◆ **Aim**:
From the entries below, copy every line holding the word "that".

-- begin Given records --

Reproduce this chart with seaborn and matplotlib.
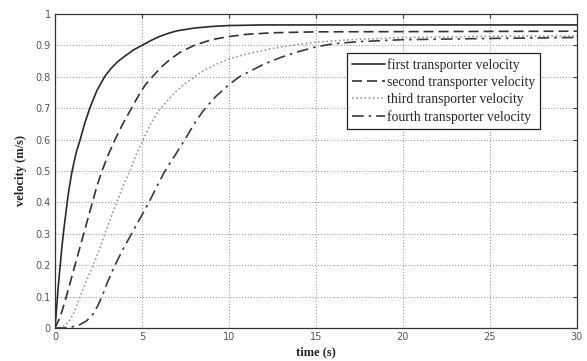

-- end Given records --
-- begin Given records --

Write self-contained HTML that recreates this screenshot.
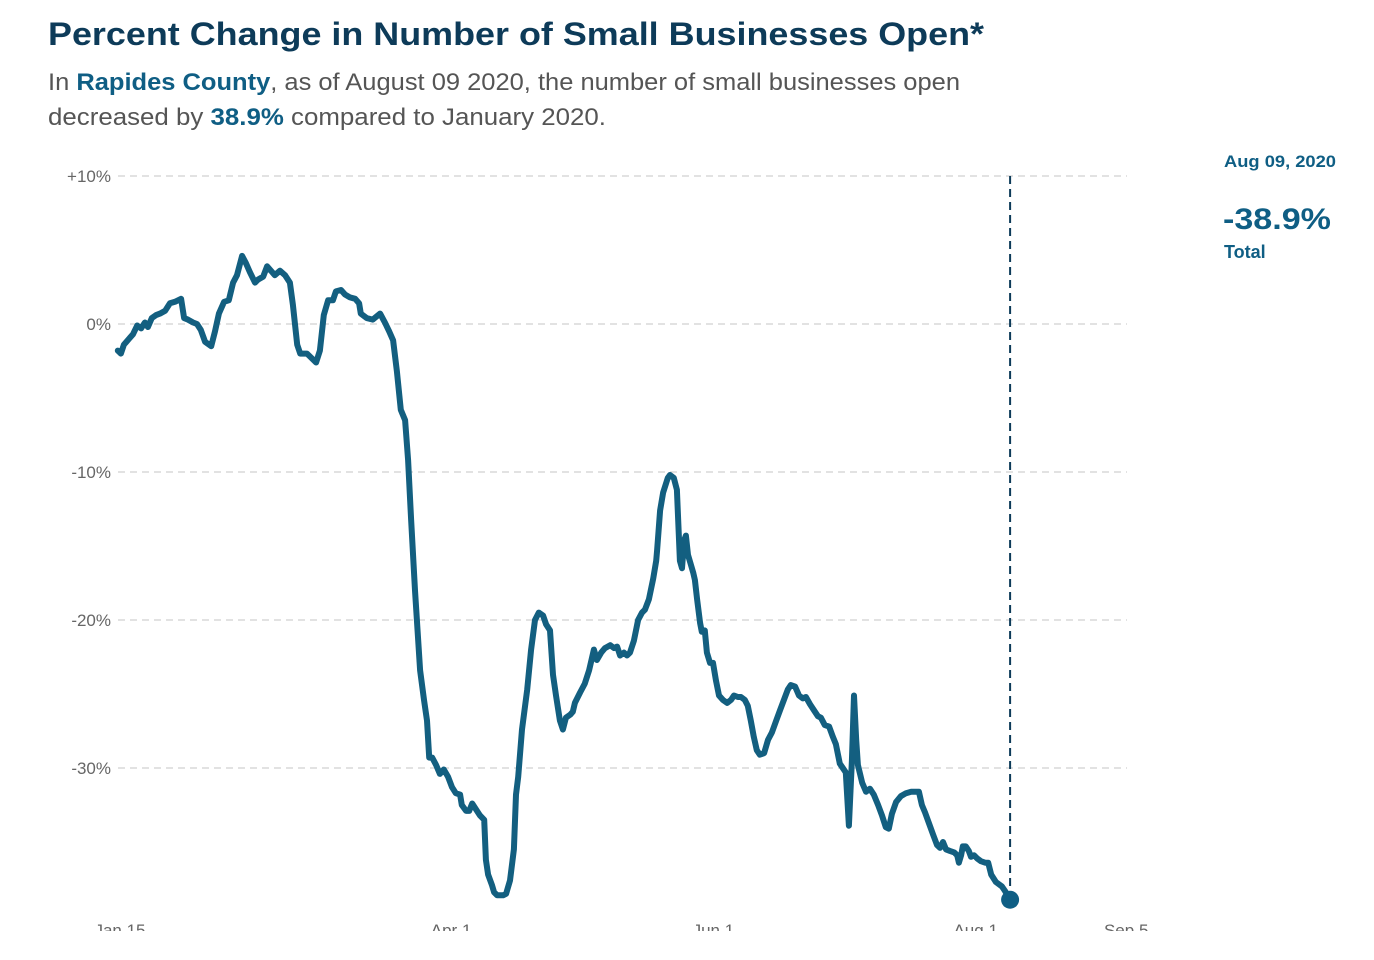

-- end Given records --
-- begin Given records --

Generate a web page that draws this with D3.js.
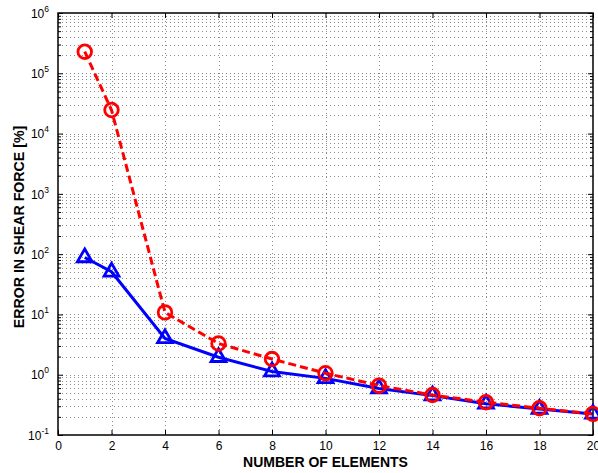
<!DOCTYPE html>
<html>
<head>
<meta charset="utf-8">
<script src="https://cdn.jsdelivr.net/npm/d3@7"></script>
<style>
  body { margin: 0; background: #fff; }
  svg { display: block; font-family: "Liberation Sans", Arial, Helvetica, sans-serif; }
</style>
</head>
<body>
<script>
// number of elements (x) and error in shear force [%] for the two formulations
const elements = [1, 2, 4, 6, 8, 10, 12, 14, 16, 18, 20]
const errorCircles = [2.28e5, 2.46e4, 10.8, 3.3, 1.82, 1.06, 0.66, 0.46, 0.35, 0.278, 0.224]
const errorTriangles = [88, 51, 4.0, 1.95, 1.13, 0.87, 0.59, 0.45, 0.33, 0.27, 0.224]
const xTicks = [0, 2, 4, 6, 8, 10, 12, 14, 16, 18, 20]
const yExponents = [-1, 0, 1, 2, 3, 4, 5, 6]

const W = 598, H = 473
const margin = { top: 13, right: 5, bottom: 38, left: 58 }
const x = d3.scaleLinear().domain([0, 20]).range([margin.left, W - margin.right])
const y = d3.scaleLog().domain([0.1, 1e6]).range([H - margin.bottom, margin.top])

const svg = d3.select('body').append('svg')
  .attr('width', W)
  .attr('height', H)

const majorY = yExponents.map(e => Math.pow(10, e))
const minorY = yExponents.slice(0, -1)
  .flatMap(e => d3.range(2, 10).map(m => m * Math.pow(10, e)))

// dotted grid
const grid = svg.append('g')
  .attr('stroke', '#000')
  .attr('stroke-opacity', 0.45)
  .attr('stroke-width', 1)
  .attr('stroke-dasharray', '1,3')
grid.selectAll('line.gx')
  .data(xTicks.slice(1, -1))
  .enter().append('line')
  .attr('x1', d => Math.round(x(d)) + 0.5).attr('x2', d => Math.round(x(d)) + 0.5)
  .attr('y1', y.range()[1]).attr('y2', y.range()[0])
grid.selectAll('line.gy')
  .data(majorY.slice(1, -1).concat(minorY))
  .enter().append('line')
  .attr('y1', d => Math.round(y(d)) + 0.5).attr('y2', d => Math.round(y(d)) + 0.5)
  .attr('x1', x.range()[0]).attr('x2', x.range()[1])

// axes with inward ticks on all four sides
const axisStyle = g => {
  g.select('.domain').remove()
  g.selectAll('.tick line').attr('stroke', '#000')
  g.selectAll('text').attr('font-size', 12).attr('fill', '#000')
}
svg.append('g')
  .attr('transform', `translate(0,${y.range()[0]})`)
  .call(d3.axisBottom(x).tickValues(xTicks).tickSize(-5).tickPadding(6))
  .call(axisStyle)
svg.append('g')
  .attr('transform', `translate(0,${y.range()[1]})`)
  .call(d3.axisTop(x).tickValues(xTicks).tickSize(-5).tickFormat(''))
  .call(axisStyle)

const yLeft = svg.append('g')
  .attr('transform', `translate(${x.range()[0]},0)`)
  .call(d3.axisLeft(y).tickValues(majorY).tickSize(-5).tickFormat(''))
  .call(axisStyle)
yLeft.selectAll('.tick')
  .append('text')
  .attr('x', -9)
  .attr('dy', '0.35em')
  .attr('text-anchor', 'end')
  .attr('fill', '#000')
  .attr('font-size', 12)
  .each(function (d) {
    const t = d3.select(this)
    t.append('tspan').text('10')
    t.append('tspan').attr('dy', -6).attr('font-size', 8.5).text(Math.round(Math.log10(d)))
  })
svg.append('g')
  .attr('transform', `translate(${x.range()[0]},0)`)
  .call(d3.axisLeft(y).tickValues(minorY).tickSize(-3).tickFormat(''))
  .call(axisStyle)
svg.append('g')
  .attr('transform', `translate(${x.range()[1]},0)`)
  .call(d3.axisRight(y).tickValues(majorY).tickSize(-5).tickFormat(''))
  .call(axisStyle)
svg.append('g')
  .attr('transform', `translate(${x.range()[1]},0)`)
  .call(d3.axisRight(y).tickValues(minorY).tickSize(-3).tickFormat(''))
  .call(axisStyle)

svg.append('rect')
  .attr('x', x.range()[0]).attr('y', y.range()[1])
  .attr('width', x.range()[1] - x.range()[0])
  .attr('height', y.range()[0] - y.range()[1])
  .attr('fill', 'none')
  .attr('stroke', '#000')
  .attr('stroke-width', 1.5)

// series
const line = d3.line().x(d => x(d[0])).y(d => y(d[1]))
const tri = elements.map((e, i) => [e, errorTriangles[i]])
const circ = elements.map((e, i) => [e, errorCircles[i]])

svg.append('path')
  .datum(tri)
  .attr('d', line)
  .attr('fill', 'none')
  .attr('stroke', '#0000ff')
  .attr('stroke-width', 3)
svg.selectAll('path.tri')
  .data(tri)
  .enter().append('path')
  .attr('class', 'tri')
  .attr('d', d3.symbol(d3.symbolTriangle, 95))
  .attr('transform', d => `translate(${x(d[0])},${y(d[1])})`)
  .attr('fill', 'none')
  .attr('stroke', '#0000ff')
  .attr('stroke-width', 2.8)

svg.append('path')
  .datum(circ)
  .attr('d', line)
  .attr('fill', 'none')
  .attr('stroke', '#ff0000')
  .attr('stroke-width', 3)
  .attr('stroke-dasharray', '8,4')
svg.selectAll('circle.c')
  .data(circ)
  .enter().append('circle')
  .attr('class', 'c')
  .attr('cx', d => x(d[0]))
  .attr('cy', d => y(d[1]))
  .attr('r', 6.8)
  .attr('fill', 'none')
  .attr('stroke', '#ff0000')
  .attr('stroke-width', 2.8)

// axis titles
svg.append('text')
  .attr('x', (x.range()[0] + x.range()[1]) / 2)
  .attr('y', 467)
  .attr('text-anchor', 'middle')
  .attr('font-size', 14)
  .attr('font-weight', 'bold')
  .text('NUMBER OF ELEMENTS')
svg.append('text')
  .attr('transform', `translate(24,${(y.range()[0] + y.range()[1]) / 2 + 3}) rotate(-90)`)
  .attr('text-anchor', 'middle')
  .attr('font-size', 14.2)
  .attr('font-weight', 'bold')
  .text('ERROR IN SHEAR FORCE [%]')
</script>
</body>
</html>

-- end Given records --

◆ **Solution to this task**:
Write self-contained HTML that recreates this screenshot.
Generate a web page that draws this with D3.js.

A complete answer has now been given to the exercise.